Objective: State only the count of lines in the listing below that hold "matplotlib".

(Records with drawing code)
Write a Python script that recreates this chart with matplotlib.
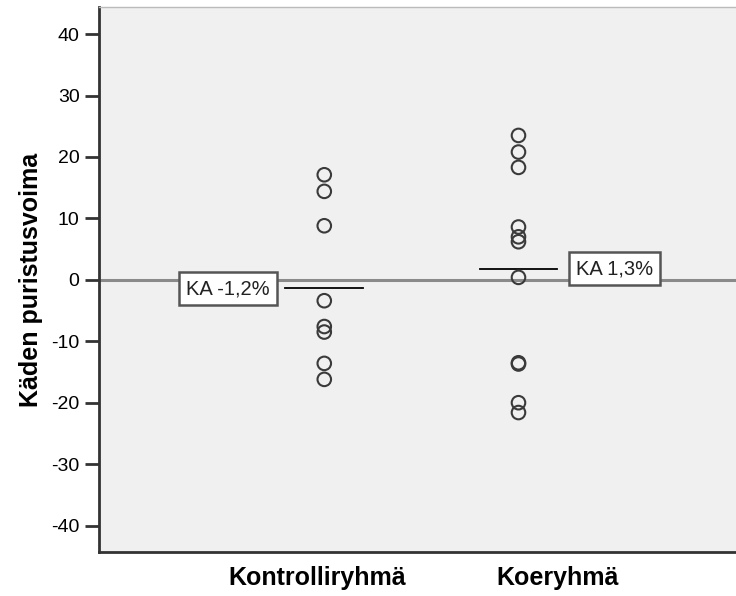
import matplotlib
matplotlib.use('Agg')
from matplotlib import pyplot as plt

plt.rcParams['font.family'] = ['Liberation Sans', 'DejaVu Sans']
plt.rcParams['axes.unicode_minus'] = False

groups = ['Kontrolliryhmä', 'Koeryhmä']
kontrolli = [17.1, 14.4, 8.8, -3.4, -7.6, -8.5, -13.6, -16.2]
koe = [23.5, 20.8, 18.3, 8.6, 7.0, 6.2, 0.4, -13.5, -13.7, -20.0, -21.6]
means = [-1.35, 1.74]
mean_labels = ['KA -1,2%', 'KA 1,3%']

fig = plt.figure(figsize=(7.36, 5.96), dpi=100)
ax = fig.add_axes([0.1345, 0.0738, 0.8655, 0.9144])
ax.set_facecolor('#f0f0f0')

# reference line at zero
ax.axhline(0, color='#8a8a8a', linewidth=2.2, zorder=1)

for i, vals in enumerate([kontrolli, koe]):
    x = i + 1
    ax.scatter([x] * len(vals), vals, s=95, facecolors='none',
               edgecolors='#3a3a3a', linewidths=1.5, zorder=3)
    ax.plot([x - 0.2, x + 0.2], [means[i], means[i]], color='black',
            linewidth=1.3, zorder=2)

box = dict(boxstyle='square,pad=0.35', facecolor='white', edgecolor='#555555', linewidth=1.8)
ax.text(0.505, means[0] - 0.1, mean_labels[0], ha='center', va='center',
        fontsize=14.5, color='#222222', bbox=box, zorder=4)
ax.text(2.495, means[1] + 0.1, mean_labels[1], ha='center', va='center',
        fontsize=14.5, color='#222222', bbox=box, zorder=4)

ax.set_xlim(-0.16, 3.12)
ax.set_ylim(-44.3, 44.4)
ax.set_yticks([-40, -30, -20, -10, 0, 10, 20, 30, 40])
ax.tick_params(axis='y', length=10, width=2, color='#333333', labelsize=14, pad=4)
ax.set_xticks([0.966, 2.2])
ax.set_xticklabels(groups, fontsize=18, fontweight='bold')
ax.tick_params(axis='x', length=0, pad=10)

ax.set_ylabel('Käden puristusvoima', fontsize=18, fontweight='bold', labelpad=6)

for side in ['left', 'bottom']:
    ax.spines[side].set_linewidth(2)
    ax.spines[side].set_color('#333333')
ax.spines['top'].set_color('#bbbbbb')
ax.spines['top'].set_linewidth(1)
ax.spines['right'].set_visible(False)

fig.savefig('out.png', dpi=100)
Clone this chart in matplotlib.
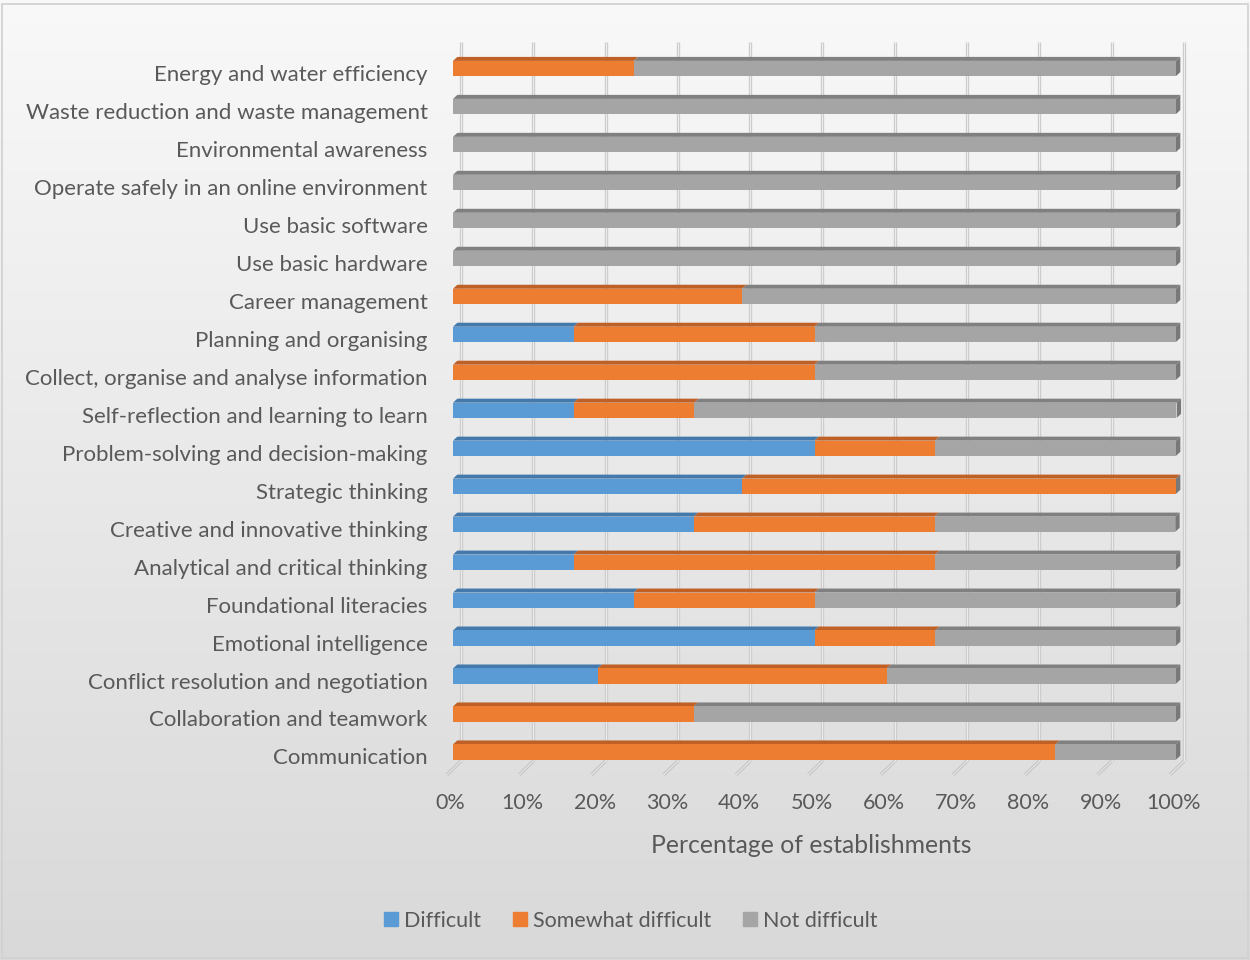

Task solution: 5